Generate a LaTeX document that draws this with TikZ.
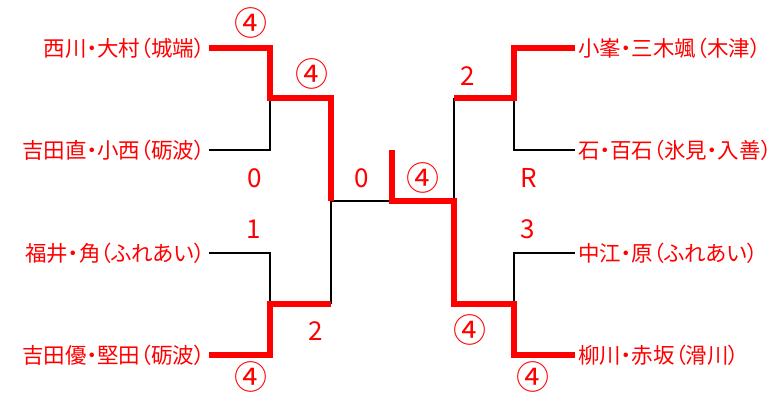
\documentclass[tikz,border=0pt]{standalone}
\usepackage{fontspec}
\setmainfont{Noto Sans CJK JP}
\newfontfamily\propjp[RawFeature=+palt]{Noto Sans CJK JP}
\usetikzlibrary{positioning}

\begin{document}
\begin{tikzpicture}[x=1pt, y=-1pt]
\tikzset{
  team/.style ={text=red, inner sep=0pt, font=\propjp\fontsize{21.5}{21.5}\selectfont},
  score/.style={text=red, inner sep=0pt, font=\fontsize{26}{26}\selectfont},
  wins/.style ={text=red, inner sep=0pt, font=\fontsize{33}{33}\selectfont},
  win/.style  ={draw=red, line width=6pt},
  lose/.style ={draw=black, line width=1.5pt}
}
\useasboundingbox (0,0) rectangle (782,392);
% players, left side
\node (t1)[team, anchor=east] at (205,48) {西川・大村（城端）};
\node (t2)[team, anchor=east] at (205,150) {吉田直・小西（砺波）};
\node (t3)[team, anchor=east] at (205,253) {福井・角（ふれあい）};
\node (t4)[team, anchor=east] at (205,355) {吉田優・堅田（砺波）};
% players, right side
\node (t5)[team, anchor=west] at (578,48) {小峯・三木颯（木津）};
\node (t6)[team, anchor=west] at (578,150) {石・百石（氷見・入善）};
\node (t7)[team, anchor=west] at (578,253) {中江・原（ふれあい）};
\node (t8)[team, anchor=west] at (578,355) {柳川・赤坂（滑川）};
% joints
\coordinate (q1) at (270,98);  \coordinate (q2) at (270,304);
\coordinate (q3) at (514,98);  \coordinate (q4) at (514,304);
\coordinate (s1) at (331,201); \coordinate (s2) at (454,201);
\coordinate (fc) at (392,201); \coordinate (fw) at (392,150);
\coordinate (e1) at (209,0);   \coordinate (e2) at (575,0);
% lost lines
\draw[lose](t2.east -| e1) -| (q1); \draw[lose](t3.east -| e1) -| (q2);
\draw[lose](t6.west -| e2) -| (q3); \draw[lose](t7.west -| e2) -| (q4);
\draw[lose](s1 |- q2) -- (s1) -- (fc); \draw[lose](s2 |- q3) -- (s2);
% winning lines
\draw[win](t1.east -| e1) -| (q1) -- (s1 |- q1) -- (s1);
\draw[win](t4.east -| e1) -| (q2) -- (s1 |- q2);
\draw[win](t5.west -| e2) -| (q3) -- (s2 |- q3);
\draw[win](t8.west -| e2) -| (q4) -- (s2 |- q4) -- (s2) -- (fc) -- (fw);
% scores
\node (r1)[wins] at (251,23) {④};
\node (r2)[wins] at (312,74) {④};
\node (r3)[score] at (255,178) {0};
\node (r4)[score] at (254,229) {1};
\node (r5)[score] at (316,331) {2};
\node (r6)[wins] at (251,377) {④};
\node (r7)[score] at (362,178) {0};
\node (r8)[wins] at (423,178) {④};
\node (r9)[score] at (468,76) {2};
\node (r10)[score] at (529,178) {R};
\node (r11)[score] at (528,229) {3};
\node (r12)[wins] at (470,330) {④};
\node (r13)[wins] at (533,377) {④};
\end{tikzpicture}
\end{document}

Work to complete: Omit pictures; set down the rest of the material word for word.

Full response:
Generate a LaTeX document that draws this with TikZ.
\documentclass[tikz,border=0pt]{standalone}
\usepackage{fontspec}
\setmainfont{Noto Sans CJK JP}
\newfontfamily\propjp[RawFeature=+palt]{Noto Sans CJK JP}
\usetikzlibrary{positioning}

\begin{document}
\begin{tikzpicture}[x=1pt, y=-1pt]
\tikzset{
  team/.style ={text=red, inner sep=0pt, font=\propjp\fontsize{21.5}{21.5}\selectfont},
  score/.style={text=red, inner sep=0pt, font=\fontsize{26}{26}\selectfont},
  wins/.style ={text=red, inner sep=0pt, font=\fontsize{33}{33}\selectfont},
  win/.style  ={draw=red, line width=6pt},
  lose/.style ={draw=black, line width=1.5pt}
}
\useasboundingbox (0,0) rectangle (782,392);
% players, left side
\node (t1)[team, anchor=east] at (205,48) {西川・大村（城端）};
\node (t2)[team, anchor=east] at (205,150) {吉田直・小西（砺波）};
\node (t3)[team, anchor=east] at (205,253) {福井・角（ふれあい）};
\node (t4)[team, anchor=east] at (205,355) {吉田優・堅田（砺波）};
% players, right side
\node (t5)[team, anchor=west] at (578,48) {小峯・三木颯（木津）};
\node (t6)[team, anchor=west] at (578,150) {石・百石（氷見・入善）};
\node (t7)[team, anchor=west] at (578,253) {中江・原（ふれあい）};
\node (t8)[team, anchor=west] at (578,355) {柳川・赤坂（滑川）};
% joints
\coordinate (q1) at (270,98);  \coordinate (q2) at (270,304);
\coordinate (q3) at (514,98);  \coordinate (q4) at (514,304);
\coordinate (s1) at (331,201); \coordinate (s2) at (454,201);
\coordinate (fc) at (392,201); \coordinate (fw) at (392,150);
\coordinate (e1) at (209,0);   \coordinate (e2) at (575,0);
% lost lines
\draw[lose](t2.east -| e1) -| (q1); \draw[lose](t3.east -| e1) -| (q2);
\draw[lose](t6.west -| e2) -| (q3); \draw[lose](t7.west -| e2) -| (q4);
\draw[lose](s1 |- q2) -- (s1) -- (fc); \draw[lose](s2 |- q3) -- (s2);
% winning lines
\draw[win](t1.east -| e1) -| (q1) -- (s1 |- q1) -- (s1);
\draw[win](t4.east -| e1) -| (q2) -- (s1 |- q2);
\draw[win](t5.west -| e2) -| (q3) -- (s2 |- q3);
\draw[win](t8.west -| e2) -| (q4) -- (s2 |- q4) -- (s2) -- (fc) -- (fw);
% scores
\node (r1)[wins] at (251,23) {④};
\node (r2)[wins] at (312,74) {④};
\node (r3)[score] at (255,178) {0};
\node (r4)[score] at (254,229) {1};
\node (r5)[score] at (316,331) {2};
\node (r6)[wins] at (251,377) {④};
\node (r7)[score] at (362,178) {0};
\node (r8)[wins] at (423,178) {④};
\node (r9)[score] at (468,76) {2};
\node (r10)[score] at (529,178) {R};
\node (r11)[score] at (528,229) {3};
\node (r12)[wins] at (470,330) {④};
\node (r13)[wins] at (533,377) {④};
\end{tikzpicture}
\end{document}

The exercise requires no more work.